As with any superhero series, there’s always a twist – an antagonist, per se. In that, we find out the Powell’s aren’t the only ones with abilities. It’s not like Heroes though, where everyone has superpowers, but we are briefly introduced to a new character who has the abilities of Nightcrawler from the X-Men. While his appearance is unfortunately brief, he does serve to enlighten Jim that “something is going on.”
In the original pilot for this series, the episode ends soon after, but upon watching the finished, final air version, it appears that they tacked on an “interesting” sub-plot. As the episode comes to a close, we find out that the Nightcrawler-esque character works for Stephanie’s boss, Dr. Dayton King. On some level, I understand that they’re attempting to hook viewers and keep them tuning in, but this final scene feels cheap and the “amazing revelation” is completely convoluted.

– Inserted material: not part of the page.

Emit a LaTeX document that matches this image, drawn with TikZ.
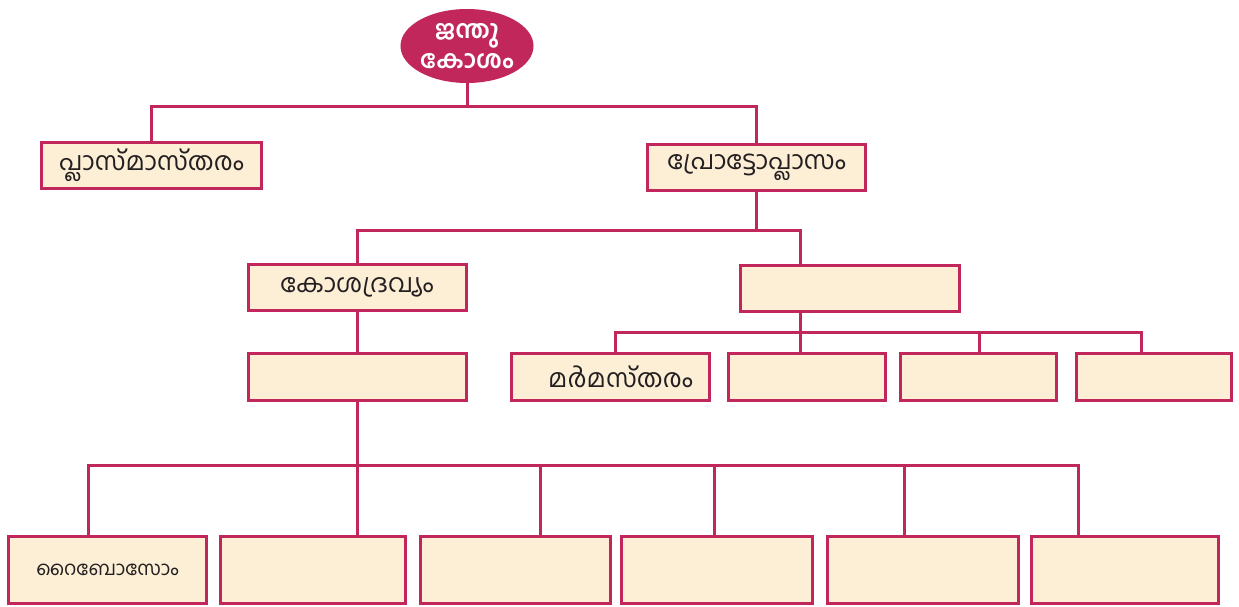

In a sense, many aspects of No Ordinary Family can be considered convoluted, but they don’t take away from the core elements of the series. Sure, Stephanie Powell being a high-level scientist is a bit “on-the-nose” as the family gains superpowers, but it’s only an element of the series. Although, with the newly introduced ending and subplot, I’m not sure if I feel as strongly for No Ordinary Family as I once did.
With an extremely talented cast, entertaining story-arc and realistic character development, No Ordinary Family and ABC accomplished what NBC and Heroes haven’t been able to do for the past 3 years – produce an entertaining superhero drama that will have viewers tuning in week-after-week. Although, with the newlyfound ending and sub-plot, I’m not sure if that intrigue will last.